> Exercise instructions
In the records below, find each line containing the word "with" and copy it.
-- Begin Extracted data --
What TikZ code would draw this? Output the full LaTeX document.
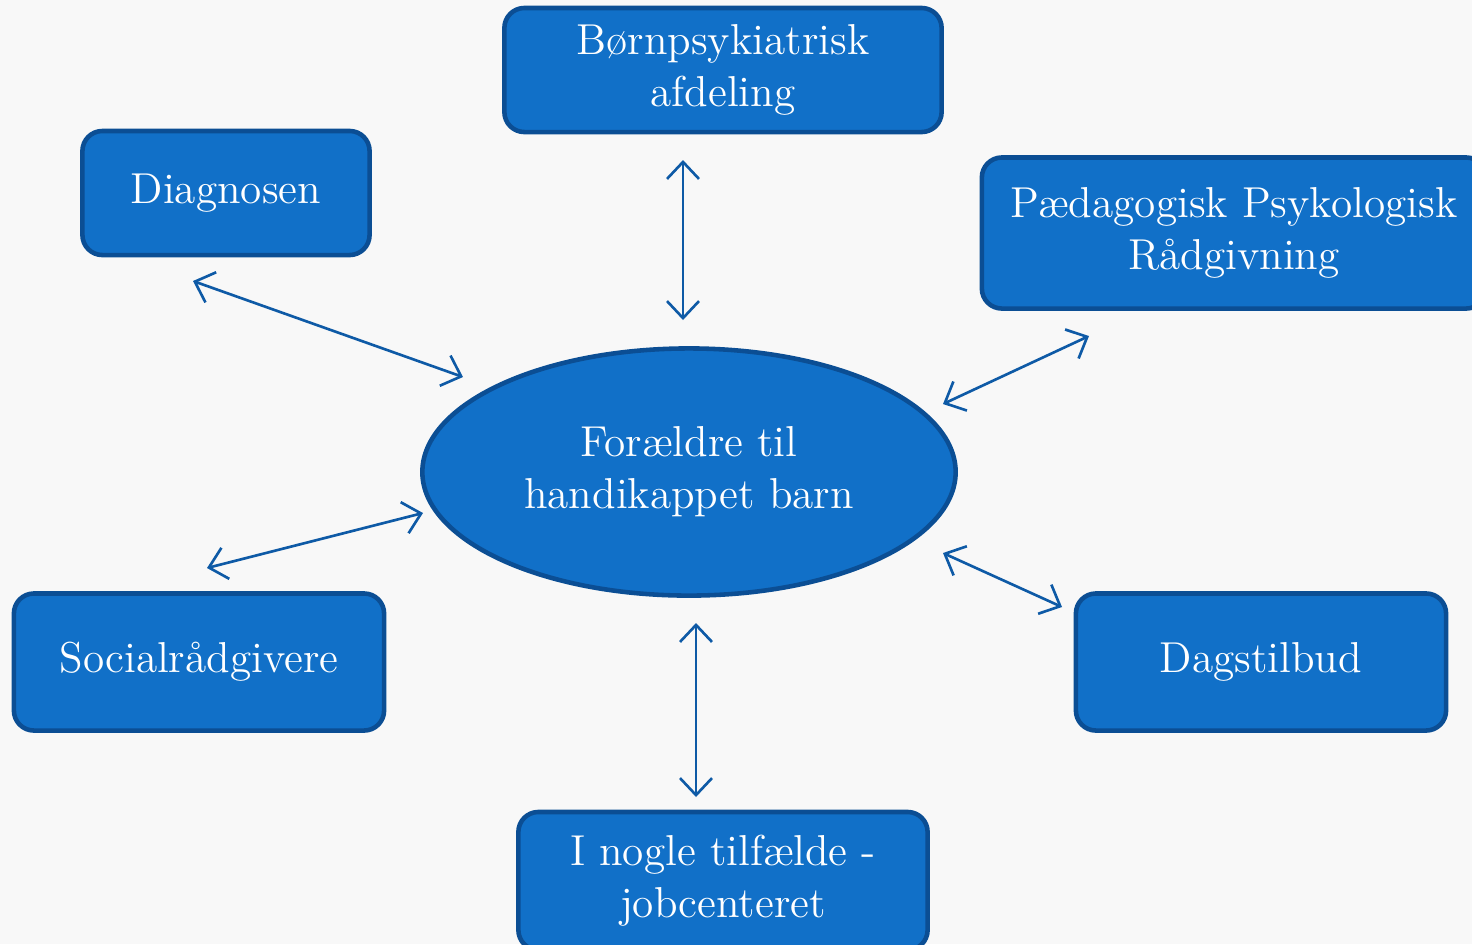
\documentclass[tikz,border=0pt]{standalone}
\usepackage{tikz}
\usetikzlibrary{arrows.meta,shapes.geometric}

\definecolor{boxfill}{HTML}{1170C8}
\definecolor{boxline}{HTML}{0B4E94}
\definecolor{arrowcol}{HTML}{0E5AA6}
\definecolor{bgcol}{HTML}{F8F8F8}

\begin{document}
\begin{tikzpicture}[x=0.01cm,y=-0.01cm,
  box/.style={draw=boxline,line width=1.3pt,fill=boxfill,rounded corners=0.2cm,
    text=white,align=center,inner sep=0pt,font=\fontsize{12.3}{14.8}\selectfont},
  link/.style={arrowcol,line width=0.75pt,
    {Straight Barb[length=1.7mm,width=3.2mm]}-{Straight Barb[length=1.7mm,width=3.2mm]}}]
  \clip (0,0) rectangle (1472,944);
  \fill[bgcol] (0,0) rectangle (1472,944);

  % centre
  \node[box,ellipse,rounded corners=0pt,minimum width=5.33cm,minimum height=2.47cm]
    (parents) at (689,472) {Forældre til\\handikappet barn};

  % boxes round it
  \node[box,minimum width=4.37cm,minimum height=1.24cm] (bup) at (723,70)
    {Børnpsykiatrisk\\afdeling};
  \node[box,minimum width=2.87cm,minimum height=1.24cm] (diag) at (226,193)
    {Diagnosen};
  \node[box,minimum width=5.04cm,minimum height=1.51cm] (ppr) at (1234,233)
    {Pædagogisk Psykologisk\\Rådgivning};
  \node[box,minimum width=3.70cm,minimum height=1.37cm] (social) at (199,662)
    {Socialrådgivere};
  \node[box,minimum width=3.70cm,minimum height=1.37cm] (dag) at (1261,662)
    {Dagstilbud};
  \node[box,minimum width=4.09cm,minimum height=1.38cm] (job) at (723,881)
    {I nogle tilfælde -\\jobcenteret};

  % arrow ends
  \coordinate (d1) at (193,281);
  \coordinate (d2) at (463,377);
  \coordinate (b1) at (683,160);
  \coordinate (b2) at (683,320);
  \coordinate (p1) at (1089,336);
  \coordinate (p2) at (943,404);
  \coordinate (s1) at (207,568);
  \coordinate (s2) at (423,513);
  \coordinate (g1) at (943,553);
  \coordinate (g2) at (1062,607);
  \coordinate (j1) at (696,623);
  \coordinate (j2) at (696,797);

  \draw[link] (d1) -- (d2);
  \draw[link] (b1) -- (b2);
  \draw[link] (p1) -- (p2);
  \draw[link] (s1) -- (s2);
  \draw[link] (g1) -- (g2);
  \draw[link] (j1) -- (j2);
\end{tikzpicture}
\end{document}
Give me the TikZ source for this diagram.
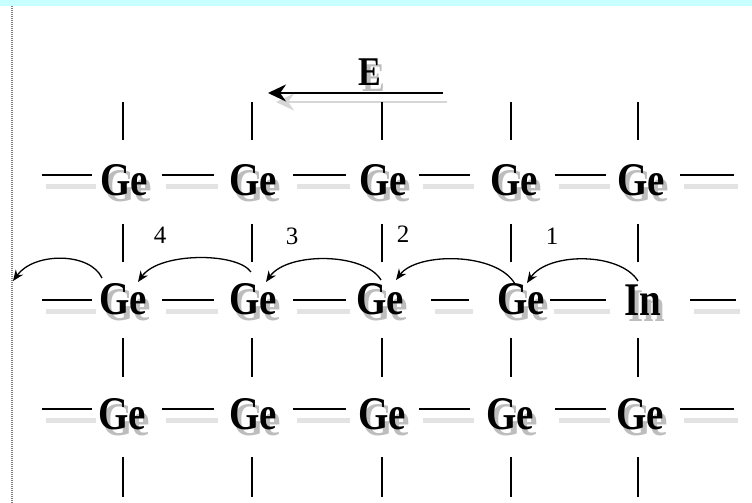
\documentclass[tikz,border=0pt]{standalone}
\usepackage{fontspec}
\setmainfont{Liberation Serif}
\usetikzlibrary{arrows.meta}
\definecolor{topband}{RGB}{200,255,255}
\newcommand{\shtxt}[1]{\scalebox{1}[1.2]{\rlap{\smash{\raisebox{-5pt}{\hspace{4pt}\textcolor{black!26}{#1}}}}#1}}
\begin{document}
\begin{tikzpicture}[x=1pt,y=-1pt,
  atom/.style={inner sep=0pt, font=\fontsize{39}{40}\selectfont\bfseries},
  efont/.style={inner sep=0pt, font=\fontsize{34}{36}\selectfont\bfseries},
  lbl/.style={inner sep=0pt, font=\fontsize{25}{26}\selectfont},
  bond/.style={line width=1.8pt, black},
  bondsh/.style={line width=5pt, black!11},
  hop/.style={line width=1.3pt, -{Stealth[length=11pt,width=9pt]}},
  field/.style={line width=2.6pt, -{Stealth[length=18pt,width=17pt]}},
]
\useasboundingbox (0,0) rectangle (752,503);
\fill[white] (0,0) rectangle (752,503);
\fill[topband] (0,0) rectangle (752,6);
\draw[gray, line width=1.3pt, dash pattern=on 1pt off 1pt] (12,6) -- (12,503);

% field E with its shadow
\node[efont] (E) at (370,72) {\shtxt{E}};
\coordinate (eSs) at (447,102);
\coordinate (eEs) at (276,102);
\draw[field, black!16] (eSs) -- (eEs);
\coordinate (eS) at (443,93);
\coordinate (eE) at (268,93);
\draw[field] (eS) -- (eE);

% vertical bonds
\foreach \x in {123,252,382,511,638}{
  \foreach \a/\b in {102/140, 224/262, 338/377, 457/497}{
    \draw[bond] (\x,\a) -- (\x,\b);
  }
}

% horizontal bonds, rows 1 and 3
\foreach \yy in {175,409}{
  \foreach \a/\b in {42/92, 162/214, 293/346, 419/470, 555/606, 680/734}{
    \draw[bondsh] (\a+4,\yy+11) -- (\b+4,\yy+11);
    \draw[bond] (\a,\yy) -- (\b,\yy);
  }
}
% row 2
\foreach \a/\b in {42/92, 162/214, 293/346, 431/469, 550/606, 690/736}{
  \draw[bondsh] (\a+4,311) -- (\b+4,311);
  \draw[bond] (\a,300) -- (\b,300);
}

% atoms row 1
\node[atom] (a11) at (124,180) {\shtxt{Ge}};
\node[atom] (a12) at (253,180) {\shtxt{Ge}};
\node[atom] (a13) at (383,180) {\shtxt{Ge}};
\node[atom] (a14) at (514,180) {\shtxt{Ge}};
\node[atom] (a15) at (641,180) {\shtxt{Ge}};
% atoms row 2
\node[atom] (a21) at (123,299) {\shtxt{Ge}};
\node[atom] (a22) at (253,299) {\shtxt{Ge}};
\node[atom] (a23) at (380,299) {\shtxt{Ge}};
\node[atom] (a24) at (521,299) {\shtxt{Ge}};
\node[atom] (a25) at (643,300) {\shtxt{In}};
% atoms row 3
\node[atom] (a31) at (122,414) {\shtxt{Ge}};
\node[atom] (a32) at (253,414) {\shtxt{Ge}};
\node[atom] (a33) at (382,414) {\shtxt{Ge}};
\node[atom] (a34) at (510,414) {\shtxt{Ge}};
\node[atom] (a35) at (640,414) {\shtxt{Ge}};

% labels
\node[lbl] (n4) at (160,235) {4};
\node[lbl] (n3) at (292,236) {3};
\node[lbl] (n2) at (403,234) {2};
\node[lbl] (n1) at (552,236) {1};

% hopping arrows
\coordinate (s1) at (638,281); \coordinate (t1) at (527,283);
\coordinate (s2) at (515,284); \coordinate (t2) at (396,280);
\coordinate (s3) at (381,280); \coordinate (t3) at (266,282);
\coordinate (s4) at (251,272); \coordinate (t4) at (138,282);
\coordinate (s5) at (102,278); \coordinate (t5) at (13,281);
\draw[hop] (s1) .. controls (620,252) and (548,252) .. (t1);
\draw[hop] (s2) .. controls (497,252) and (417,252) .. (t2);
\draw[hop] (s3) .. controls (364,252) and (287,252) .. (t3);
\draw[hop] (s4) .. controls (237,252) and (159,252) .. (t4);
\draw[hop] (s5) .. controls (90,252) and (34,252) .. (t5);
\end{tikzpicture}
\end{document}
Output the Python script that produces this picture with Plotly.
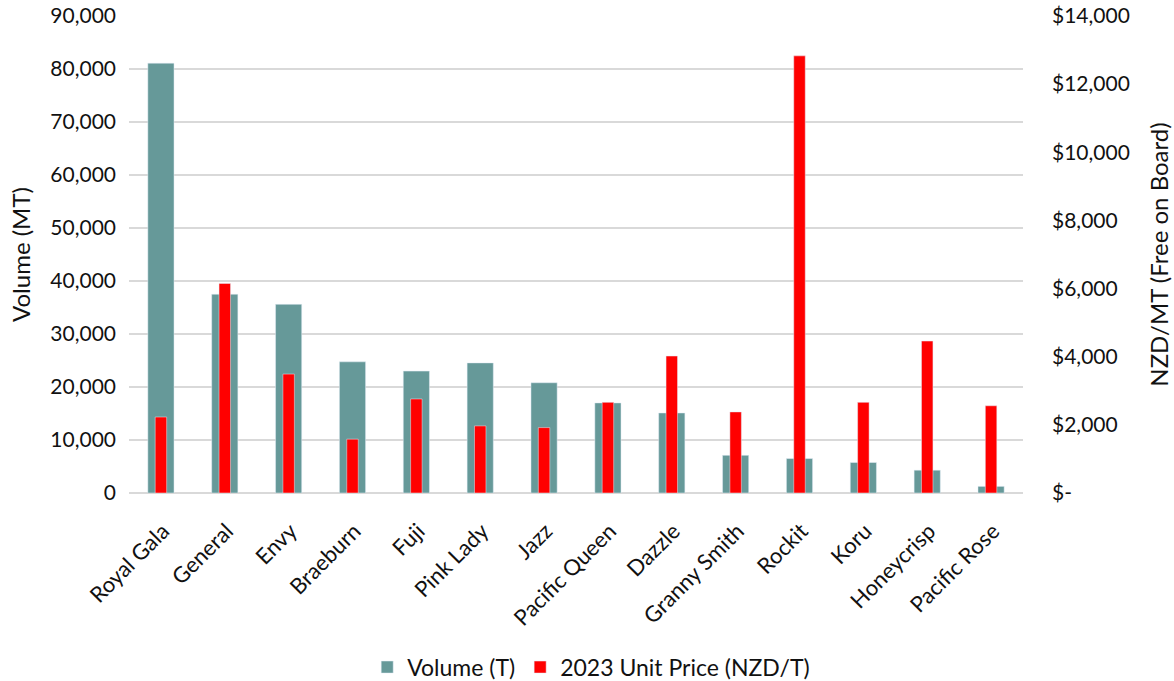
-- End Extracted data --
> Task result
% field E with its shadow
Output the Python script that produces this picture with Plotly.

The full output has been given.